On the heels of the two leaders is No. 3 Hama-Sushi Co., which has maintained its basic before-tax price of ¥100 for tuna, salmon and other main items. Its parent company, Zensho Holdings Co., which also operates the gyudon beef bowl chain Sukiya, is preparing to take the giants on from a position of financial strength.

“Since October, outlets with competitors in their neighborhood in particular are seeing good customer traffic,” Zensho Executive Officer Kiyohiko Niwa said.

The Kappa Sushi chain, which was the industry leader through 2010 until it was displaced by Sushiro and is currently fourth, also focused on keeping prices low. One way it could do this was by expanding the number of ¥100 items to about 80, an increase of 50%, in September.

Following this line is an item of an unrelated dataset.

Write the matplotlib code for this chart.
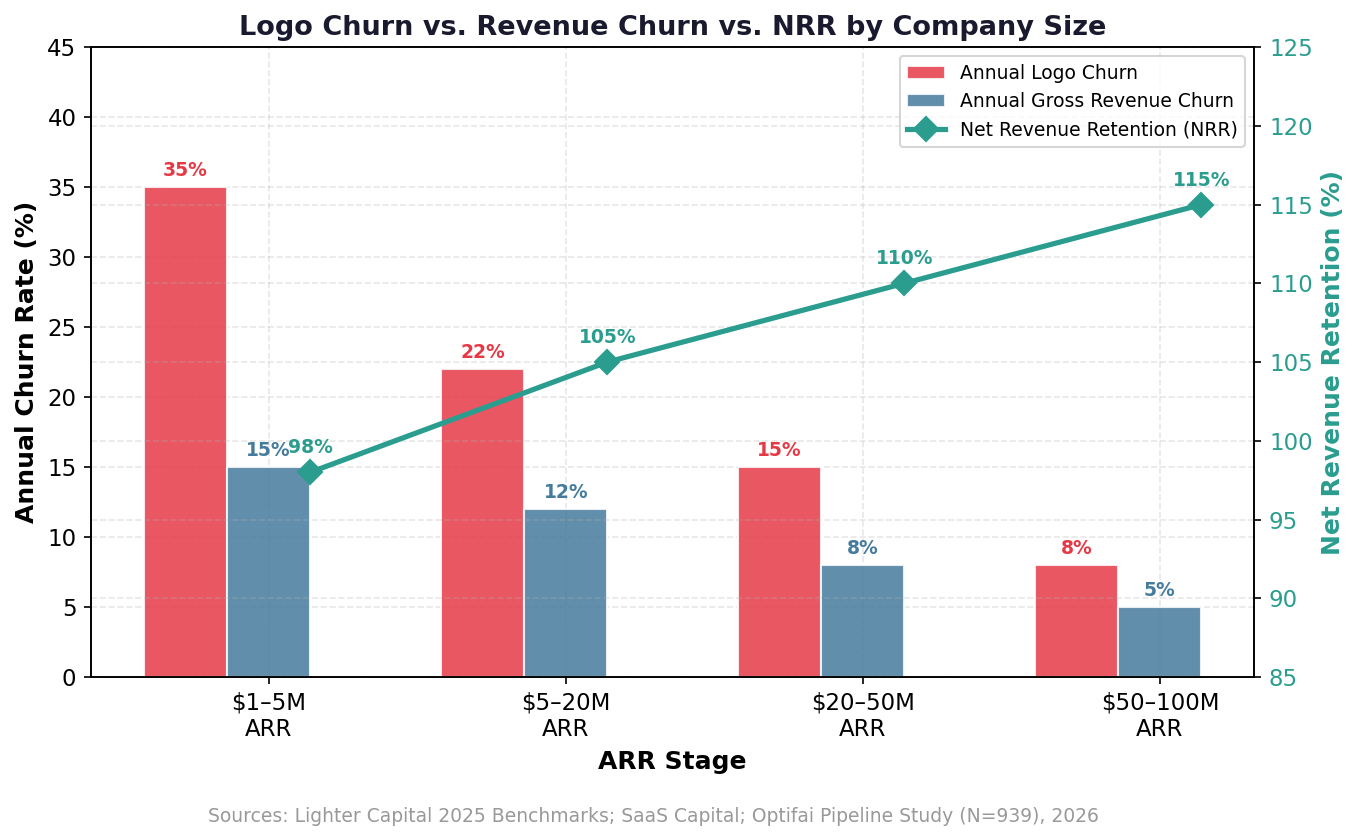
import numpy as np
import matplotlib.pyplot as plt

stages = ["$1–5M\nARR", "$5–20M\nARR", "$20–50M\nARR", "$50–100M\nARR"]
logo_churn = [35, 22, 15, 8]
revenue_churn = [15, 12, 8, 5]
nrr = [98, 105, 110, 115]

red = "#e63946"
blue = "#457b9d"
teal = "#2a9d8f"

x = np.arange(len(stages))
w = 0.28

fig, ax = plt.subplots(figsize=(9.06, 5.6), dpi=150)
fig.subplots_adjust(left=0.067, right=0.923, top=0.944, bottom=0.194)

b1 = ax.bar(x - w, logo_churn, w, color=red, alpha=0.85, edgecolor="white", linewidth=1,
            label="Annual Logo Churn")
b2 = ax.bar(x, revenue_churn, w, color=blue, alpha=0.85, edgecolor="white", linewidth=1,
            label="Annual Gross Revenue Churn")
for xi, v in zip(x - w, logo_churn):
    ax.text(xi, v + 0.5, f"{v}%", ha="center", va="bottom", fontsize=9, fontweight="bold", color=red)
for xi, v in zip(x, revenue_churn):
    ax.text(xi, v + 0.5, f"{v}%", ha="center", va="bottom", fontsize=9, fontweight="bold", color=blue)

ax.set_ylim(0, 45)
ax.set_xticks(x)
ax.set_xticklabels(stages, fontsize=11)
ax.tick_params(axis="y", labelsize=11)
ax.set_ylabel("Annual Churn Rate (%)", fontsize=12, fontweight="bold")
ax.set_xlabel("ARR Stage", fontsize=12, fontweight="bold")
ax.grid(True, linestyle="--", alpha=0.3)
ax.set_axisbelow(True)

ax2 = ax.twinx()
l1, = ax2.plot(x + w / 2, nrr, "D-", color=teal, linewidth=2.5, markersize=8,
               label="Net Revenue Retention (NRR)")
for xi, v in zip(x + w / 2, nrr):
    ax2.text(xi, v + 0.95, f"{v}%", ha="center", va="bottom", fontsize=9, fontweight="bold", color=teal)
ax2.set_ylim(85, 125)
ax2.set_ylabel("Net Revenue Retention (%)", fontsize=12, fontweight="bold", color=teal)
ax2.tick_params(axis="y", labelcolor=teal, labelsize=11)
ax2.grid(True, axis="y", linestyle="--", alpha=0.3)

ax.set_title("Logo Churn vs. Revenue Churn vs. NRR by Company Size", fontsize=13,
             fontweight="bold", color="#1a1a2e")
ax2.legend([b1, b2, l1], [b1.get_label(), b2.get_label(), l1.get_label()],
           loc="upper right", fontsize=9)

fig.text(0.4805, 0.022, "Sources: Lighter Capital 2025 Benchmarks; SaaS Capital; Optifai Pipeline Study (N=939), 2026",
         ha="center", fontsize=9, color="#999999")

plt.savefig("out.png")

“It is just a fact that they have no choice but to keep prices low to differentiate themselves from the top players,” said Nobuo Yonekawa, a conveyor-belt sushi pundit. “But because rising costs are having a definite effect, the ¥100 plate will eventually disappear as long as quality is not sacrificed.”

As the companies vie for market share with different pricing strategies, harmful effects from excessive competition have also surfaced.

In late October, a former president at Kappa Create Co., which operates the Kappa Sushi chain, was among those indicted on suspicion of violating the Unfair Competition Prevention Law. The executive allegedly obtained data illegally from his former employer, Hama-Sushi, such as product costs and suppliers, and sent it to an executive at Kappa Create after becoming an adviser to that company.

“The channels for purchasing seafood for standard sushi are limited to a few seafood suppliers,” said a senior official of another sushi chain. “But each chain operator’s uniqueness comes out through the bargaining skills for purchasing items available for a limited time. I can understand why they felt compelled [to take the data].”

There has been a spate of scandals in the industry, including one in June when a Food & Life subsidiary deceptively advertised products that were out of stock, drawing an administrative order from the Consumer Affairs Agency to take measures to prevent a recurrence.